Records with drawing code:
------------------------------

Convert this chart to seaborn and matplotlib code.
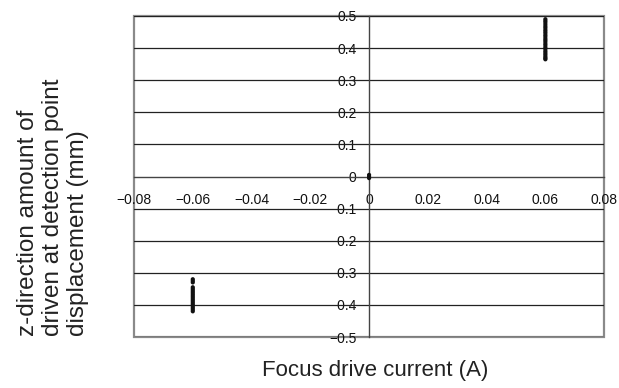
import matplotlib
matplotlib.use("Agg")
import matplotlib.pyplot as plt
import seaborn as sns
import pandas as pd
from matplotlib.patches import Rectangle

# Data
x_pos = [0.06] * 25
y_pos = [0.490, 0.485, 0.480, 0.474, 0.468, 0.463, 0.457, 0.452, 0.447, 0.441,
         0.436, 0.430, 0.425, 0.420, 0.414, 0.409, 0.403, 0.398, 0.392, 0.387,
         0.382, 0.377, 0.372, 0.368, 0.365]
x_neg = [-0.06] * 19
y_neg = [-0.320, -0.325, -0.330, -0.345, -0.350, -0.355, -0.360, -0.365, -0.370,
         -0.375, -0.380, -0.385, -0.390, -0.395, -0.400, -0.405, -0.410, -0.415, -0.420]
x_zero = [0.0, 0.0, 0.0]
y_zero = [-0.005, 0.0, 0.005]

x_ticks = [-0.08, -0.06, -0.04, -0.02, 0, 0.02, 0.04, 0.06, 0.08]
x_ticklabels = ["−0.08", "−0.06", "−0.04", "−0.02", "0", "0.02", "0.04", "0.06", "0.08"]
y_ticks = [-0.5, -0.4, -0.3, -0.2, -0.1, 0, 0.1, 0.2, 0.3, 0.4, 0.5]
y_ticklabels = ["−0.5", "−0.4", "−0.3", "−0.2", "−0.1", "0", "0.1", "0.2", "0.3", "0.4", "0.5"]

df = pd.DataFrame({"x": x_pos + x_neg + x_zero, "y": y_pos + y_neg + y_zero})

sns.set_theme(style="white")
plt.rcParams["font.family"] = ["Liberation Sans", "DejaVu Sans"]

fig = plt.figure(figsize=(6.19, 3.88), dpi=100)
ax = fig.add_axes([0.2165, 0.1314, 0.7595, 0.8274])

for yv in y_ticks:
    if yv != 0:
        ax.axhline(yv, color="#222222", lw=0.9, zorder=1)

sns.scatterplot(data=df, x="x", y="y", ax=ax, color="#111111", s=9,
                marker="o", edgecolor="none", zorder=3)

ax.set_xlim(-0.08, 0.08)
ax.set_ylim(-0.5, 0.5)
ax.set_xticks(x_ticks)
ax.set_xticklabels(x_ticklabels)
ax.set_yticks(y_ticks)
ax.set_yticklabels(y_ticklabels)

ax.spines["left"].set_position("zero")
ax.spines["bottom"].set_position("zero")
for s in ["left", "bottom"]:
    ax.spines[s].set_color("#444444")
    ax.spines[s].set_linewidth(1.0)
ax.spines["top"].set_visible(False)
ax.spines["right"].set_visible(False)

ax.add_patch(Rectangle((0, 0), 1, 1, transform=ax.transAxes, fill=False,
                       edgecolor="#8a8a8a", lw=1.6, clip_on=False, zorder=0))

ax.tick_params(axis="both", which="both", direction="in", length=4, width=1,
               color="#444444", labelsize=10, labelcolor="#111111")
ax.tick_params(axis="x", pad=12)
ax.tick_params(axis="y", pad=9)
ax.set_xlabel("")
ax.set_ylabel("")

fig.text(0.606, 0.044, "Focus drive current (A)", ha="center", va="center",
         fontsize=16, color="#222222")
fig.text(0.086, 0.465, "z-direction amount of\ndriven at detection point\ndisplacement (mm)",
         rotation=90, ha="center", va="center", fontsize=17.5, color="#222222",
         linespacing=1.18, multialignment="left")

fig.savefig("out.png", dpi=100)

------------------------------

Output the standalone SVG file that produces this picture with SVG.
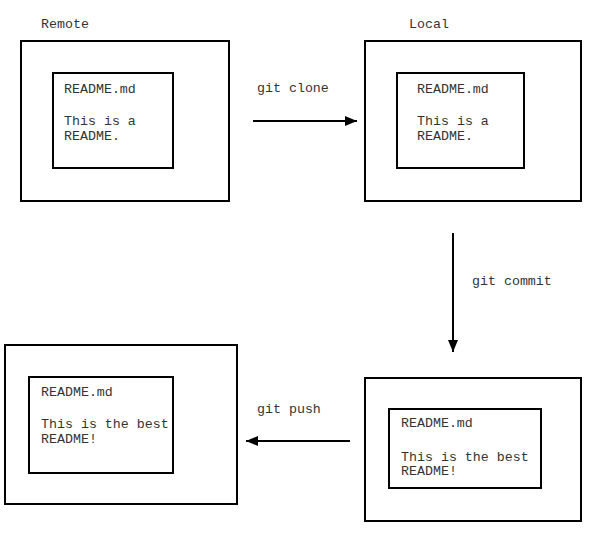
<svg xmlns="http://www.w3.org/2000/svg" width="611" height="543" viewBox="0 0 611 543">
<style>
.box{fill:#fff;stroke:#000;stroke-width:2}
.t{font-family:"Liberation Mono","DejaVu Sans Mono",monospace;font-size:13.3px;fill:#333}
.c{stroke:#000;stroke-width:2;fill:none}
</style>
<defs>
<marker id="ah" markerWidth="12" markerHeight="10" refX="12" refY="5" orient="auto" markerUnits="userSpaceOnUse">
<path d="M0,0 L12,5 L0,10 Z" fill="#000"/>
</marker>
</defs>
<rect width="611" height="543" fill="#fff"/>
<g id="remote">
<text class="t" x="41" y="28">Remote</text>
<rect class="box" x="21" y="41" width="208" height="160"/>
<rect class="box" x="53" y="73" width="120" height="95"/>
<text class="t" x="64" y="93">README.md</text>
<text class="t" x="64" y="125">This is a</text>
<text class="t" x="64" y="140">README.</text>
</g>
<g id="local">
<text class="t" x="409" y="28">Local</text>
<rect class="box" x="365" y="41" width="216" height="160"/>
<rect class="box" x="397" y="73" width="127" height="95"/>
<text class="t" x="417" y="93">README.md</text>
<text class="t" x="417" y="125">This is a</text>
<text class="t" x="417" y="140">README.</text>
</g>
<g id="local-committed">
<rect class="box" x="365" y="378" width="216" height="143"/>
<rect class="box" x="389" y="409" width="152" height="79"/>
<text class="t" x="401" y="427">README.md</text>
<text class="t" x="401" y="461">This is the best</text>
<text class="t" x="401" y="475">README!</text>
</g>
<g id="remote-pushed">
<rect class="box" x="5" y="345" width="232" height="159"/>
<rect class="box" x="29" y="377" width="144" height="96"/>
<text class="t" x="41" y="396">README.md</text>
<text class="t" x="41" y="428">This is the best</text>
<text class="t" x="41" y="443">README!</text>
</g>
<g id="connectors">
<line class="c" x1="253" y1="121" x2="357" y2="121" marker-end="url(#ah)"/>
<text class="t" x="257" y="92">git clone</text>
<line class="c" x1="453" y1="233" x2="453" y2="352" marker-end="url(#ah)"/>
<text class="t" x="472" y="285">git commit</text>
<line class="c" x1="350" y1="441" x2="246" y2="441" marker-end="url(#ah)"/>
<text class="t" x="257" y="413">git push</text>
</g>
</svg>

------------------------------

Given exercise:
Copy exactly the stretch of lines that starts at the line holding "Convert this chart" and ends at the line holding "from matplotlib.patches import Rectangle". Drop the pictures.

In response:
Convert this chart to seaborn and matplotlib code.
import matplotlib
matplotlib.use("Agg")
import matplotlib.pyplot as plt
import seaborn as sns
import pandas as pd
from matplotlib.patches import Rectangle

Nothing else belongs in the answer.